Problem statement: Of all the lines in the material below, how many include the string "matplotlib"? Give the number only.

Raw records:
+++
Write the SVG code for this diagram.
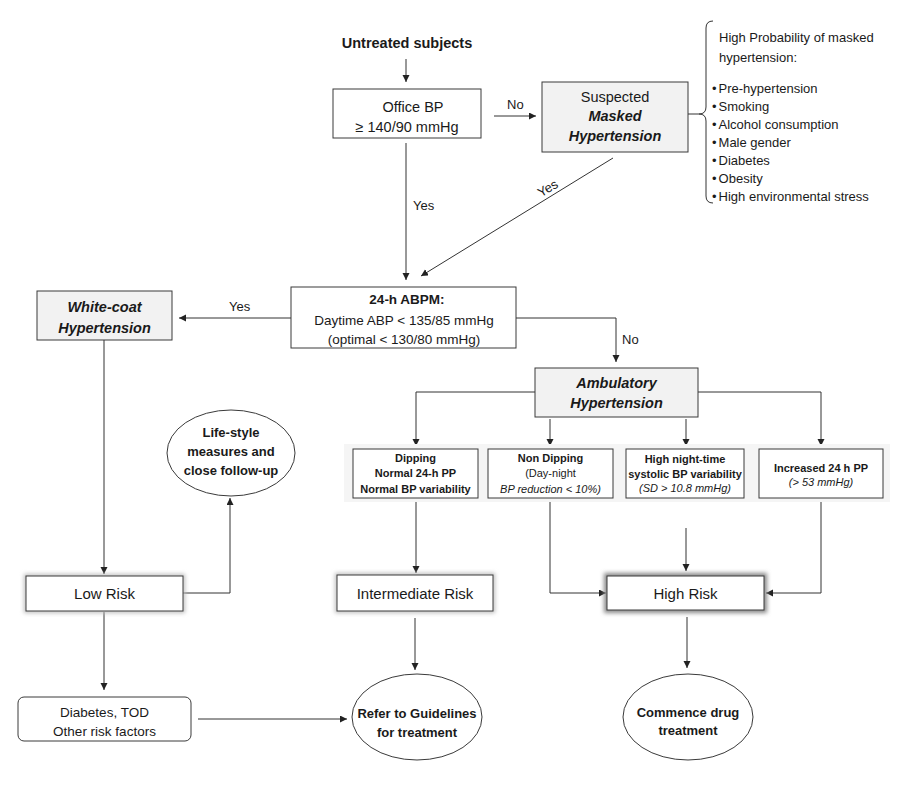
+++
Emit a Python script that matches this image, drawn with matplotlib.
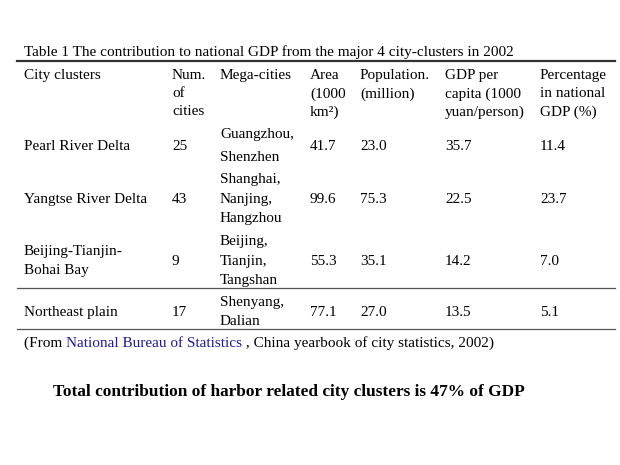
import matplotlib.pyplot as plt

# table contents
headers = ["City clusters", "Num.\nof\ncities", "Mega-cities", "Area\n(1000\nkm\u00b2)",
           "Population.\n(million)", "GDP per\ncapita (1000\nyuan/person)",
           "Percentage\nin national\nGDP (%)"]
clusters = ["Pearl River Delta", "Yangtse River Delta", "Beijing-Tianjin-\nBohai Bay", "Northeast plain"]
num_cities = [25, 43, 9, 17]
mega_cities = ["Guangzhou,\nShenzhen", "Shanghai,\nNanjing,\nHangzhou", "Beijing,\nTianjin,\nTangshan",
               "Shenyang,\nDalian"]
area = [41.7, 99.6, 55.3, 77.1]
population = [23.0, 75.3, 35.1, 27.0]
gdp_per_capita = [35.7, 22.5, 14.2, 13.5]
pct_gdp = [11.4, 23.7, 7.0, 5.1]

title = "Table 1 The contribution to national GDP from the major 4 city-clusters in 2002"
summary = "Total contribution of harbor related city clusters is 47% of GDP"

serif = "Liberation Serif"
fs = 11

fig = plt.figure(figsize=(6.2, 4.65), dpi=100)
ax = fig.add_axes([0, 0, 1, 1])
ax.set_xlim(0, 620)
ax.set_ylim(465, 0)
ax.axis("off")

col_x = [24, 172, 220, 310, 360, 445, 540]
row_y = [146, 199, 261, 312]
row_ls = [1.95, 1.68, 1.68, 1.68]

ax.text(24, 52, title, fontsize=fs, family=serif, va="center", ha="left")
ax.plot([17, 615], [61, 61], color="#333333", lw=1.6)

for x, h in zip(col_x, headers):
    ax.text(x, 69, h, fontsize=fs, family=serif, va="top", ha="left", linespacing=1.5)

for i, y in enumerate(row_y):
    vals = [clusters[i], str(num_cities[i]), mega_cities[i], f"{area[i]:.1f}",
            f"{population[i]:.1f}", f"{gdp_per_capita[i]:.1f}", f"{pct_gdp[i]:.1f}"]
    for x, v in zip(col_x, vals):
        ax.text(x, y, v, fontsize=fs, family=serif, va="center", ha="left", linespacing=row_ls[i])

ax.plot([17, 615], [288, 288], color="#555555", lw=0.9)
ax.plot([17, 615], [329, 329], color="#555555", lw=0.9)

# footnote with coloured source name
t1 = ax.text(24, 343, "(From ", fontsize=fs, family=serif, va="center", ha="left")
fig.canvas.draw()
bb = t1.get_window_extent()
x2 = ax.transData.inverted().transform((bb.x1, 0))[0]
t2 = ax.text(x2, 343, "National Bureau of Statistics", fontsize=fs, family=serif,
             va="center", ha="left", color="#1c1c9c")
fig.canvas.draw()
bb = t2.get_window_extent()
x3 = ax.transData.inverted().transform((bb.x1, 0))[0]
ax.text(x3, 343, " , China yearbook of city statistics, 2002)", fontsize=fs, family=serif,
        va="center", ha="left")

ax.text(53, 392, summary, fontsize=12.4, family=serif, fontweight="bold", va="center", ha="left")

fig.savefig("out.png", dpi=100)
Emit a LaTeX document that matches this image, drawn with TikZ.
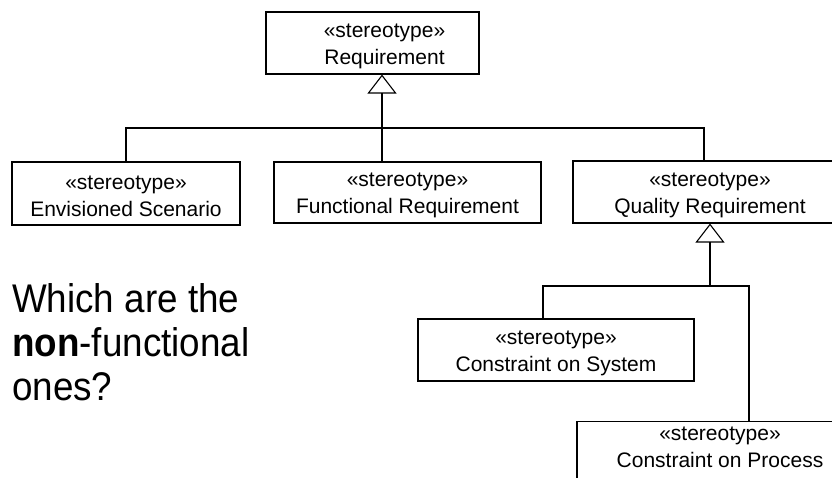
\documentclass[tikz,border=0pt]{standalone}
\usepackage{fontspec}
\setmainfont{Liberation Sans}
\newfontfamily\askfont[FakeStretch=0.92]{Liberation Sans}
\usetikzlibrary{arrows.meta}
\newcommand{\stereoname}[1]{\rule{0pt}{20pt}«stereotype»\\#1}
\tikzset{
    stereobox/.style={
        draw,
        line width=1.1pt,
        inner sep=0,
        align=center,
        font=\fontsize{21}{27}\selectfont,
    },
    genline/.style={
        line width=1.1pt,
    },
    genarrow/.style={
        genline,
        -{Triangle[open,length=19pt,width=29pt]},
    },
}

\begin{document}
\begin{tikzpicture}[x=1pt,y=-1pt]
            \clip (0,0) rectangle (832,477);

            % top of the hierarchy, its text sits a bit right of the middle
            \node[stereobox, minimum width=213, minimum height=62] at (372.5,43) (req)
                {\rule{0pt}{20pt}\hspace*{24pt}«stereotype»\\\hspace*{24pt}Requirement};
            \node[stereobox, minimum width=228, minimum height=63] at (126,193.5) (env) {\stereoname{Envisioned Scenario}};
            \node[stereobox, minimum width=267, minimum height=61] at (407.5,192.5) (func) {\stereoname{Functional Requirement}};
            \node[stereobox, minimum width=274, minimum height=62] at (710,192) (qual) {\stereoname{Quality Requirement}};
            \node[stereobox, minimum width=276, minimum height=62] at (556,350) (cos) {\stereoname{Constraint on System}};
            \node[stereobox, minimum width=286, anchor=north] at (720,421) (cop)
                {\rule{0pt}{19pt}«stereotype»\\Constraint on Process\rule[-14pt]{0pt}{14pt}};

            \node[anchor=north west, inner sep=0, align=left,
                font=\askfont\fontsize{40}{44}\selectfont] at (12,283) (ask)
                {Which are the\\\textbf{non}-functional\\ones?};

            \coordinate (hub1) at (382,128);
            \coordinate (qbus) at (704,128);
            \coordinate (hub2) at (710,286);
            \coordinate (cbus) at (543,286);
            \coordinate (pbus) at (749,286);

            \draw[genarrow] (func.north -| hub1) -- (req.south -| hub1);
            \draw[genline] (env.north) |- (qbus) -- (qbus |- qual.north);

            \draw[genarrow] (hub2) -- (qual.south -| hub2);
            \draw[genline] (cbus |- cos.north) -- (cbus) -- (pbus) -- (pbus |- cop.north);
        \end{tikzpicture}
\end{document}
+++
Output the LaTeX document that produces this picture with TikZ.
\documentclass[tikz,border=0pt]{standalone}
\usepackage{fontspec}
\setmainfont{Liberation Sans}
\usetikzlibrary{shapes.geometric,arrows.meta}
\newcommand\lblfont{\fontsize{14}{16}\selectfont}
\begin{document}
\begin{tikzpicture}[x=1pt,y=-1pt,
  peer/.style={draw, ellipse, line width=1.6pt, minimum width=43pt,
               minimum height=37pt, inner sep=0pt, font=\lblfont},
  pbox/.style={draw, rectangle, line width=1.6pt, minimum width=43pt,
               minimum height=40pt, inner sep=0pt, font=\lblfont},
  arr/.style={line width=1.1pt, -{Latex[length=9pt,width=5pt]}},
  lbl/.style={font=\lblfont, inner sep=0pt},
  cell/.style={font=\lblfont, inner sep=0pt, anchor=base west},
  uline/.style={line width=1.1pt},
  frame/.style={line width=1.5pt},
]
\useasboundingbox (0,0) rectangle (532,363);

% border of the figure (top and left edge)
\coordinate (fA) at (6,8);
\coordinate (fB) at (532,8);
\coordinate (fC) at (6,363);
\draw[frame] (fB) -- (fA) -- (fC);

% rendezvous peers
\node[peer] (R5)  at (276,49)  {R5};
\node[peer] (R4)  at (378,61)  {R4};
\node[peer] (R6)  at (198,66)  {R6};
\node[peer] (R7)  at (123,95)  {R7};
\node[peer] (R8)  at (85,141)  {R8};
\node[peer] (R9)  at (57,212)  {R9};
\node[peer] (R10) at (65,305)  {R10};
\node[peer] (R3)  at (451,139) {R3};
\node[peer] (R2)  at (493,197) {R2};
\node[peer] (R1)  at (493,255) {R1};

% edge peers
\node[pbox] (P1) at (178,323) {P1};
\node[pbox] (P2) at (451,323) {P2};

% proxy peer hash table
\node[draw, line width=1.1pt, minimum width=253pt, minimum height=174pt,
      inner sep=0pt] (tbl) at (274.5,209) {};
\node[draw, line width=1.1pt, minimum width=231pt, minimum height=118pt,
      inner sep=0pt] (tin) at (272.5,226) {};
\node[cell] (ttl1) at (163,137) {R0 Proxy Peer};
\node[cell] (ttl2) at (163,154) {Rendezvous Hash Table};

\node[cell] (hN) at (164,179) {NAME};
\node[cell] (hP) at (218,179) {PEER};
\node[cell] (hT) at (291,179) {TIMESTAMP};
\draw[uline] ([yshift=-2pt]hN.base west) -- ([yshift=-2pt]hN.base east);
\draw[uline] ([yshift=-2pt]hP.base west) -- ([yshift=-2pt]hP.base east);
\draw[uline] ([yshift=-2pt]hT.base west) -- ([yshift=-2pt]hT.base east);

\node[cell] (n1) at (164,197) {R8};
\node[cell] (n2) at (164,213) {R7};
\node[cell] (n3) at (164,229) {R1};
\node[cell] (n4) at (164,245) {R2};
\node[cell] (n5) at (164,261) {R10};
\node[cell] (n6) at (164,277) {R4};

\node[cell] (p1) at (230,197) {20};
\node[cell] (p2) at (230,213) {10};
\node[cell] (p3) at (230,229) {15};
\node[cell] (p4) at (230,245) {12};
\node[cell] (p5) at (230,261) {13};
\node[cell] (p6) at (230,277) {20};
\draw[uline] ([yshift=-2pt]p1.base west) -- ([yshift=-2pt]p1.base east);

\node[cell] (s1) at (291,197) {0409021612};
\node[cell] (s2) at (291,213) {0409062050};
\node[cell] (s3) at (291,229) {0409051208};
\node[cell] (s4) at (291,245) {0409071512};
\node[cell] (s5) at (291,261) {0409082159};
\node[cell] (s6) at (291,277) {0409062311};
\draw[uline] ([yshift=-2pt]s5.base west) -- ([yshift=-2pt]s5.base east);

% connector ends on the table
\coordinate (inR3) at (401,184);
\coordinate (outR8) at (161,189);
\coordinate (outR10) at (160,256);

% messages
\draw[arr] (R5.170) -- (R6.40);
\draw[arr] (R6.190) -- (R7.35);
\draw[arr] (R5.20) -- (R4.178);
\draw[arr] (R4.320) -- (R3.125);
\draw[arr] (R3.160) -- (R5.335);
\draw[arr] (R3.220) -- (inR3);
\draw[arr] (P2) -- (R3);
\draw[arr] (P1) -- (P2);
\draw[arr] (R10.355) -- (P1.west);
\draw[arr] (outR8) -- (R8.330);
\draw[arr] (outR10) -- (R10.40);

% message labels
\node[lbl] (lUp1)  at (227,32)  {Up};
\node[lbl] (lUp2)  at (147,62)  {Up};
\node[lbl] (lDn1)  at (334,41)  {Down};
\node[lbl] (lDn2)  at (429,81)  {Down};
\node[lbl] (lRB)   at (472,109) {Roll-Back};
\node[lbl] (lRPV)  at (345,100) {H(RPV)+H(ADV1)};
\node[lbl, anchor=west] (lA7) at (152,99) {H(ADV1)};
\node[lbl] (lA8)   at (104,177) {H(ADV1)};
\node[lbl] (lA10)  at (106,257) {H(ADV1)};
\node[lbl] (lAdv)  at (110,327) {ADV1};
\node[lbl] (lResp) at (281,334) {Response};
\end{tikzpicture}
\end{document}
+++
Expected answer: 2